▶ **Task description**:
Copy each line below exactly and leave the pictures out.

▶ **Data shown**:
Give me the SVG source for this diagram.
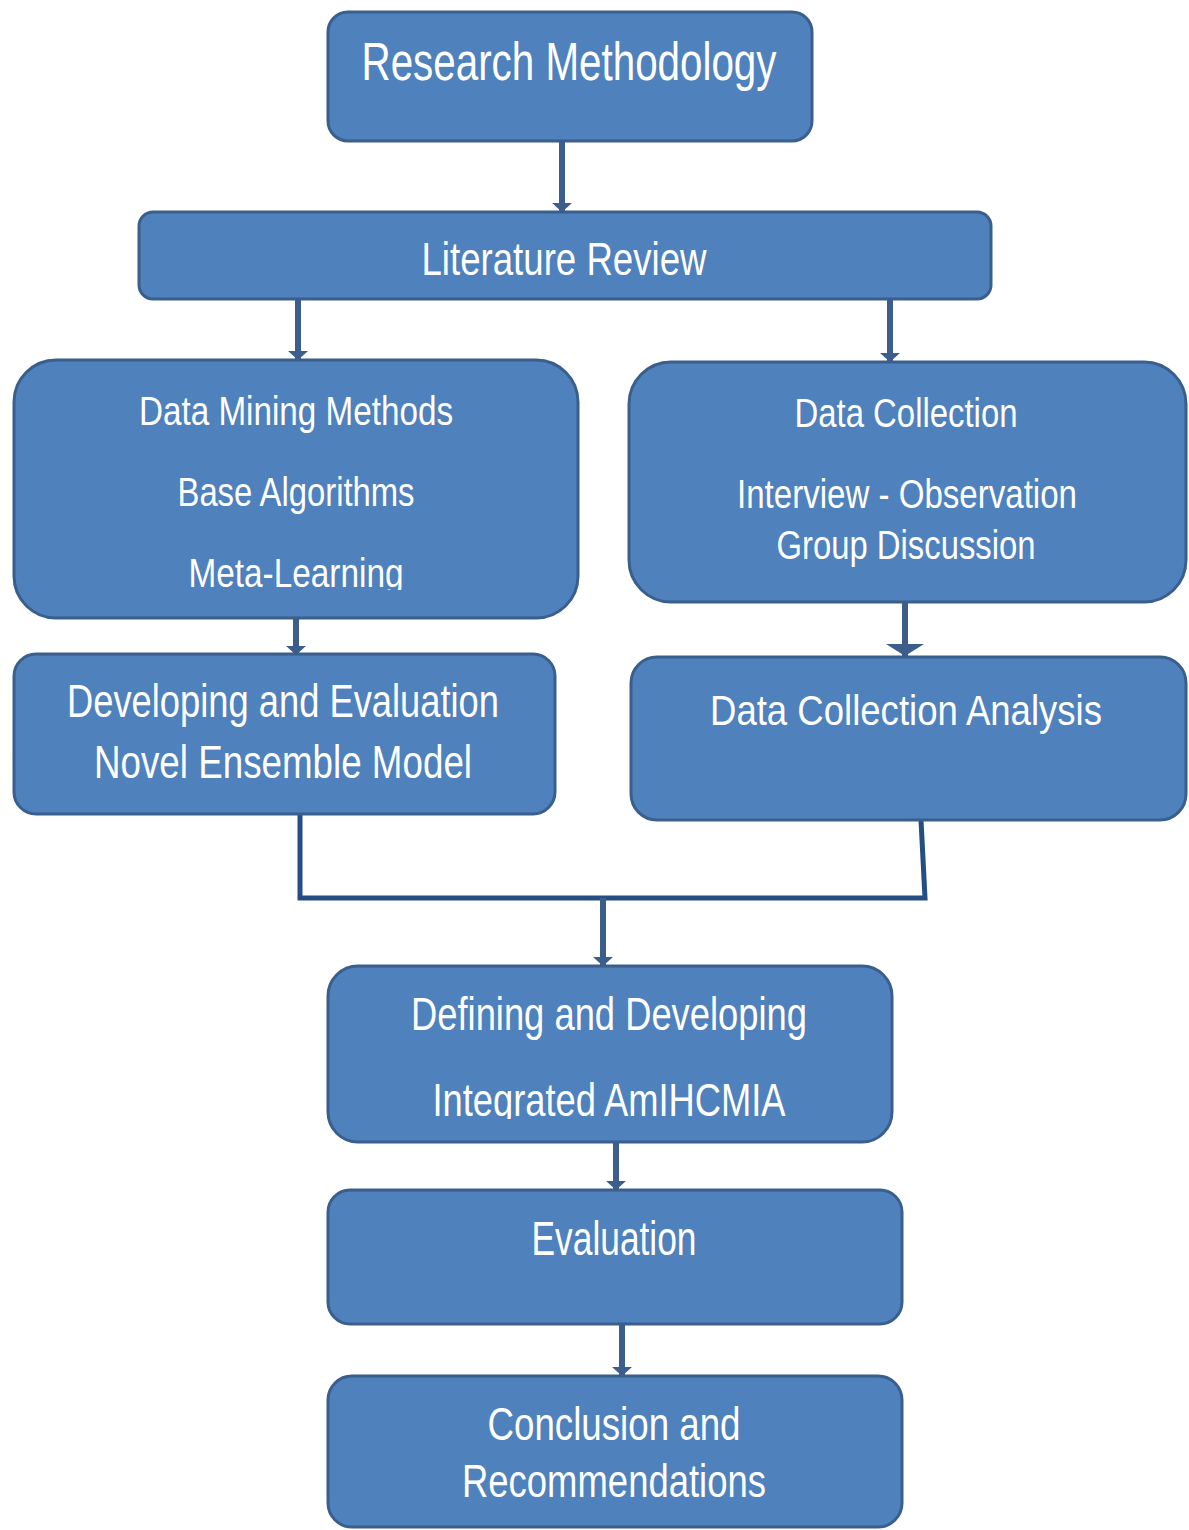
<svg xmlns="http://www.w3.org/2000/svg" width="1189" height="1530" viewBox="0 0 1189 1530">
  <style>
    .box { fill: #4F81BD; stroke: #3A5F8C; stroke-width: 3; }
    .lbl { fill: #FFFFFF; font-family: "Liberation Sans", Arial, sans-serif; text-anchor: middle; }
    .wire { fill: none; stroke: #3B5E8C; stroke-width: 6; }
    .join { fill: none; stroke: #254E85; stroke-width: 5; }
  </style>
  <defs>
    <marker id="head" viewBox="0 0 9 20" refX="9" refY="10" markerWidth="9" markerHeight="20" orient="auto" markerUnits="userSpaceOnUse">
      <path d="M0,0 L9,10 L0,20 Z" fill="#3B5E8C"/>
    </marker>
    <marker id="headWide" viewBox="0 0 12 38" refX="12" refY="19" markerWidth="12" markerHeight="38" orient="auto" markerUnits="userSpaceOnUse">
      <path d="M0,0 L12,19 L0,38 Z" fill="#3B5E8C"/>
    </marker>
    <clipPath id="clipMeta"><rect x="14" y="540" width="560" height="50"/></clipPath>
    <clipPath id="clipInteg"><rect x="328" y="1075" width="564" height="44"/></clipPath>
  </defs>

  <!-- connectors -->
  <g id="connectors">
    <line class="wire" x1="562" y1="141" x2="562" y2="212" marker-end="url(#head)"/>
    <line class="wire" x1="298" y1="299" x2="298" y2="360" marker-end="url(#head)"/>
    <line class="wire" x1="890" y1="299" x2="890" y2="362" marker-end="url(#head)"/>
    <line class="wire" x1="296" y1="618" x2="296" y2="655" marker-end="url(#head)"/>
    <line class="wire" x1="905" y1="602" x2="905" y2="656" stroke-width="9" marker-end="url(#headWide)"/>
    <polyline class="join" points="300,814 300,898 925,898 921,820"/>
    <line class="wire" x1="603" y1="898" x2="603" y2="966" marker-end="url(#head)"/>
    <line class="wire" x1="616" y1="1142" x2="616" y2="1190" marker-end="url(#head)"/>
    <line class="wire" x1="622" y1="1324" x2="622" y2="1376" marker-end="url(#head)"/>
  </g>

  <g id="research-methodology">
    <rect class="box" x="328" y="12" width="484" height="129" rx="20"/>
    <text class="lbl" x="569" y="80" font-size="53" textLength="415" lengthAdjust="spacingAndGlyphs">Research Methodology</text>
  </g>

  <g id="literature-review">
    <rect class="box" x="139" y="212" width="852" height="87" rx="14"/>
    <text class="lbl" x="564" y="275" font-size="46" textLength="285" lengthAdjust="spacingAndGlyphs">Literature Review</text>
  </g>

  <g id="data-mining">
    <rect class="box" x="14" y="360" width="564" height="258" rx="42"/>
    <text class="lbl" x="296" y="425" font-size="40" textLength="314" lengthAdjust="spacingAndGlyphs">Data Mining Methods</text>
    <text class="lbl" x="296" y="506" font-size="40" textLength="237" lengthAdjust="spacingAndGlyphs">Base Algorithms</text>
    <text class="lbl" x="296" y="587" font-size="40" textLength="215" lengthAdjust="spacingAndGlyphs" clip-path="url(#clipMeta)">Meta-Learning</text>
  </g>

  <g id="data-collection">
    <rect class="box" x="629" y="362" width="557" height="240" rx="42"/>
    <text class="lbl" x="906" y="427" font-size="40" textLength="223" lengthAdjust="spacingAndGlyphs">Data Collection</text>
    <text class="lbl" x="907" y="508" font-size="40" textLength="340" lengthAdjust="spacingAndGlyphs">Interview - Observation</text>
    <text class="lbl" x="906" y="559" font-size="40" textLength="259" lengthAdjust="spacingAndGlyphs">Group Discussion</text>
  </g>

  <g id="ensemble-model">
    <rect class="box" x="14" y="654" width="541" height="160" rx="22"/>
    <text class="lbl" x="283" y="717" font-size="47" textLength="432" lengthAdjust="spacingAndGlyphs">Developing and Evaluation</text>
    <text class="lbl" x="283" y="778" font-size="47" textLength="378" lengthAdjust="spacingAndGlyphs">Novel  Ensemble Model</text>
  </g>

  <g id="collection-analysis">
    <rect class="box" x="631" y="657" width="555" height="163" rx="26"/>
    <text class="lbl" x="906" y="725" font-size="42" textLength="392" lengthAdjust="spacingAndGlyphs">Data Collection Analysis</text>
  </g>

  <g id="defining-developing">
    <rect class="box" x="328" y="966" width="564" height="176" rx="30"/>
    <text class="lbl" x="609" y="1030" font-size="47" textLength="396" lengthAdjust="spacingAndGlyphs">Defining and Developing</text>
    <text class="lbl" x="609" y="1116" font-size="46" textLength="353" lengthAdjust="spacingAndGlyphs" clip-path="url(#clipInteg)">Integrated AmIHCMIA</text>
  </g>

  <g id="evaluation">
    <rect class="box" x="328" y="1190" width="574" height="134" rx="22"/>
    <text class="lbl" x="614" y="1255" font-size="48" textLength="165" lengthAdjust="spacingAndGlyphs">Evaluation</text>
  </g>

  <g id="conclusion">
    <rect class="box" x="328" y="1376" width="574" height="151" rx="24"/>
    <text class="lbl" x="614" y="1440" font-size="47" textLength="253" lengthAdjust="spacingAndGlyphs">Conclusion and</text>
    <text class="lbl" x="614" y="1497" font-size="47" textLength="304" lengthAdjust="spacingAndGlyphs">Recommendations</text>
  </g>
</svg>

▶ **Response**:
Give me the SVG source for this diagram.
<svg xmlns="http://www.w3.org/2000/svg" width="1189" height="1530" viewBox="0 0 1189 1530">
  <style>
    .box { fill: #4F81BD; stroke: #3A5F8C; stroke-width: 3; }
    .lbl { fill: #FFFFFF; font-family: "Liberation Sans", Arial, sans-serif; text-anchor: middle; }
    .wire { fill: none; stroke: #3B5E8C; stroke-width: 6; }
    .join { fill: none; stroke: #254E85; stroke-width: 5; }
  </style>
  <defs>
    <marker id="head" viewBox="0 0 9 20" refX="9" refY="10" markerWidth="9" markerHeight="20" orient="auto" markerUnits="userSpaceOnUse">
      <path d="M0,0 L9,10 L0,20 Z" fill="#3B5E8C"/>
    </marker>
    <marker id="headWide" viewBox="0 0 12 38" refX="12" refY="19" markerWidth="12" markerHeight="38" orient="auto" markerUnits="userSpaceOnUse">
      <path d="M0,0 L12,19 L0,38 Z" fill="#3B5E8C"/>
    </marker>
    <clipPath id="clipMeta"><rect x="14" y="540" width="560" height="50"/></clipPath>
    <clipPath id="clipInteg"><rect x="328" y="1075" width="564" height="44"/></clipPath>
  </defs>

  <!-- connectors -->
  <g id="connectors">
    <line class="wire" x1="562" y1="141" x2="562" y2="212" marker-end="url(#head)"/>
    <line class="wire" x1="298" y1="299" x2="298" y2="360" marker-end="url(#head)"/>
    <line class="wire" x1="890" y1="299" x2="890" y2="362" marker-end="url(#head)"/>
    <line class="wire" x1="296" y1="618" x2="296" y2="655" marker-end="url(#head)"/>
    <line class="wire" x1="905" y1="602" x2="905" y2="656" stroke-width="9" marker-end="url(#headWide)"/>
    <polyline class="join" points="300,814 300,898 925,898 921,820"/>
    <line class="wire" x1="603" y1="898" x2="603" y2="966" marker-end="url(#head)"/>
    <line class="wire" x1="616" y1="1142" x2="616" y2="1190" marker-end="url(#head)"/>
    <line class="wire" x1="622" y1="1324" x2="622" y2="1376" marker-end="url(#head)"/>
  </g>

  <g id="research-methodology">
    <rect class="box" x="328" y="12" width="484" height="129" rx="20"/>
    <text class="lbl" x="569" y="80" font-size="53" textLength="415" lengthAdjust="spacingAndGlyphs">Research Methodology</text>
  </g>

  <g id="literature-review">
    <rect class="box" x="139" y="212" width="852" height="87" rx="14"/>
    <text class="lbl" x="564" y="275" font-size="46" textLength="285" lengthAdjust="spacingAndGlyphs">Literature Review</text>
  </g>

  <g id="data-mining">
    <rect class="box" x="14" y="360" width="564" height="258" rx="42"/>
    <text class="lbl" x="296" y="425" font-size="40" textLength="314" lengthAdjust="spacingAndGlyphs">Data Mining Methods</text>
    <text class="lbl" x="296" y="506" font-size="40" textLength="237" lengthAdjust="spacingAndGlyphs">Base Algorithms</text>
    <text class="lbl" x="296" y="587" font-size="40" textLength="215" lengthAdjust="spacingAndGlyphs" clip-path="url(#clipMeta)">Meta-Learning</text>
  </g>

  <g id="data-collection">
    <rect class="box" x="629" y="362" width="557" height="240" rx="42"/>
    <text class="lbl" x="906" y="427" font-size="40" textLength="223" lengthAdjust="spacingAndGlyphs">Data Collection</text>
    <text class="lbl" x="907" y="508" font-size="40" textLength="340" lengthAdjust="spacingAndGlyphs">Interview - Observation</text>
    <text class="lbl" x="906" y="559" font-size="40" textLength="259" lengthAdjust="spacingAndGlyphs">Group Discussion</text>
  </g>

  <g id="ensemble-model">
    <rect class="box" x="14" y="654" width="541" height="160" rx="22"/>
    <text class="lbl" x="283" y="717" font-size="47" textLength="432" lengthAdjust="spacingAndGlyphs">Developing and Evaluation</text>
    <text class="lbl" x="283" y="778" font-size="47" textLength="378" lengthAdjust="spacingAndGlyphs">Novel  Ensemble Model</text>
  </g>

  <g id="collection-analysis">
    <rect class="box" x="631" y="657" width="555" height="163" rx="26"/>
    <text class="lbl" x="906" y="725" font-size="42" textLength="392" lengthAdjust="spacingAndGlyphs">Data Collection Analysis</text>
  </g>

  <g id="defining-developing">
    <rect class="box" x="328" y="966" width="564" height="176" rx="30"/>
    <text class="lbl" x="609" y="1030" font-size="47" textLength="396" lengthAdjust="spacingAndGlyphs">Defining and Developing</text>
    <text class="lbl" x="609" y="1116" font-size="46" textLength="353" lengthAdjust="spacingAndGlyphs" clip-path="url(#clipInteg)">Integrated AmIHCMIA</text>
  </g>

  <g id="evaluation">
    <rect class="box" x="328" y="1190" width="574" height="134" rx="22"/>
    <text class="lbl" x="614" y="1255" font-size="48" textLength="165" lengthAdjust="spacingAndGlyphs">Evaluation</text>
  </g>

  <g id="conclusion">
    <rect class="box" x="328" y="1376" width="574" height="151" rx="24"/>
    <text class="lbl" x="614" y="1440" font-size="47" textLength="253" lengthAdjust="spacingAndGlyphs">Conclusion and</text>
    <text class="lbl" x="614" y="1497" font-size="47" textLength="304" lengthAdjust="spacingAndGlyphs">Recommendations</text>
  </g>
</svg>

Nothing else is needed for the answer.